'''
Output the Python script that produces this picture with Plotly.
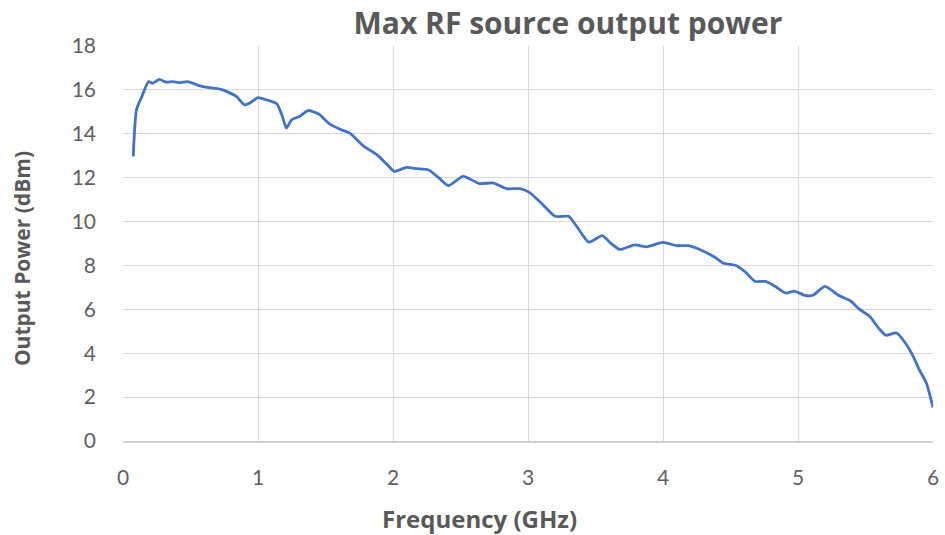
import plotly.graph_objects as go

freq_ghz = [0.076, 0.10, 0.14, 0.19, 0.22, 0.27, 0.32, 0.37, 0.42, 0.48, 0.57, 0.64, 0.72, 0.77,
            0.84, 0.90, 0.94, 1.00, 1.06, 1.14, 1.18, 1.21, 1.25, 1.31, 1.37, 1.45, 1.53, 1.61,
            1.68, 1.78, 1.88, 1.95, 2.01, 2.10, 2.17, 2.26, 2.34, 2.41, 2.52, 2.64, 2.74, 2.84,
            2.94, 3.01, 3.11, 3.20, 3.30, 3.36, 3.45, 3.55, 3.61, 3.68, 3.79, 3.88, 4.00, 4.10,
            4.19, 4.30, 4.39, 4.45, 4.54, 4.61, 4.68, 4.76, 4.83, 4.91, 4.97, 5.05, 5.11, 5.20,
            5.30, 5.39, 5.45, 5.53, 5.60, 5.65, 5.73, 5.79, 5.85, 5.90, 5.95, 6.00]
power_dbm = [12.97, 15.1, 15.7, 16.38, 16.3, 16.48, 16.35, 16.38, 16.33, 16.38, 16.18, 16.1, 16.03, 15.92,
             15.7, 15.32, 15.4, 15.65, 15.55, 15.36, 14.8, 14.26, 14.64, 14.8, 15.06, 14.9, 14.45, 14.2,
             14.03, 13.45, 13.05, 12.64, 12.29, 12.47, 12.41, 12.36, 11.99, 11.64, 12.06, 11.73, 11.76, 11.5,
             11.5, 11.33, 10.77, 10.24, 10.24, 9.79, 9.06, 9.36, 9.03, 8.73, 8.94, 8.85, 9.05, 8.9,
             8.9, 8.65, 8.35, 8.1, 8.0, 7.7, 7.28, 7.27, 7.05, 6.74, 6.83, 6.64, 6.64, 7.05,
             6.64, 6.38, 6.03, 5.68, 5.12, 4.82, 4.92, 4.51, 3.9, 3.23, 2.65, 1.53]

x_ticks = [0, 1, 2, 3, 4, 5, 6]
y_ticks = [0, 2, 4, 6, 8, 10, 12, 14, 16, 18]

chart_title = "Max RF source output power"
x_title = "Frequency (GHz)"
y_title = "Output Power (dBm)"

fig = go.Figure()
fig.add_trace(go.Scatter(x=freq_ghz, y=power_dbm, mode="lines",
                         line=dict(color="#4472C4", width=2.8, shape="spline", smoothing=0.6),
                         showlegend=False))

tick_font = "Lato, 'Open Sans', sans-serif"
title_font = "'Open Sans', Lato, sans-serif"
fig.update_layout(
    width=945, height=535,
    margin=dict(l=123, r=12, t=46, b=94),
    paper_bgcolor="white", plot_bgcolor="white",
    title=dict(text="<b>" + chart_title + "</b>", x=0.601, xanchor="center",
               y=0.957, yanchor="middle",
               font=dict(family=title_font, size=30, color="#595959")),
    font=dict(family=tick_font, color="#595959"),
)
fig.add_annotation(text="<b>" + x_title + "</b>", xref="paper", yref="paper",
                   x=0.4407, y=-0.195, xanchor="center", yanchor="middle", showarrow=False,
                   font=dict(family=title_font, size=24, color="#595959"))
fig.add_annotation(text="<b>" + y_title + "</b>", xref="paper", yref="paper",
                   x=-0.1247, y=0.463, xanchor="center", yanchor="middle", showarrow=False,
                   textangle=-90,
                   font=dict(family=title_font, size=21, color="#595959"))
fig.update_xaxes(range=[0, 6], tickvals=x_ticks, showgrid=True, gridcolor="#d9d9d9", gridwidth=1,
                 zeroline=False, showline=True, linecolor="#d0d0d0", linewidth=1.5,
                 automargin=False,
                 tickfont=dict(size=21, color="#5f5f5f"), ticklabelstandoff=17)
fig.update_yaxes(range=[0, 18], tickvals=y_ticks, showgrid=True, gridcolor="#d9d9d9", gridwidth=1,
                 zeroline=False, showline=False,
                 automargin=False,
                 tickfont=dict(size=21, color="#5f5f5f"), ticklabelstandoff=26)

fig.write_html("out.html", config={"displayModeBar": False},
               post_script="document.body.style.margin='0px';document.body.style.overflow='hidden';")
'''
Your objective. Repeat the listing above up to and including the line with "import plotly.graph_objects as go", starting from its first line. Drop any pictures.

Written solution.
Output the Python script that produces this picture with Plotly.
import plotly.graph_objects as go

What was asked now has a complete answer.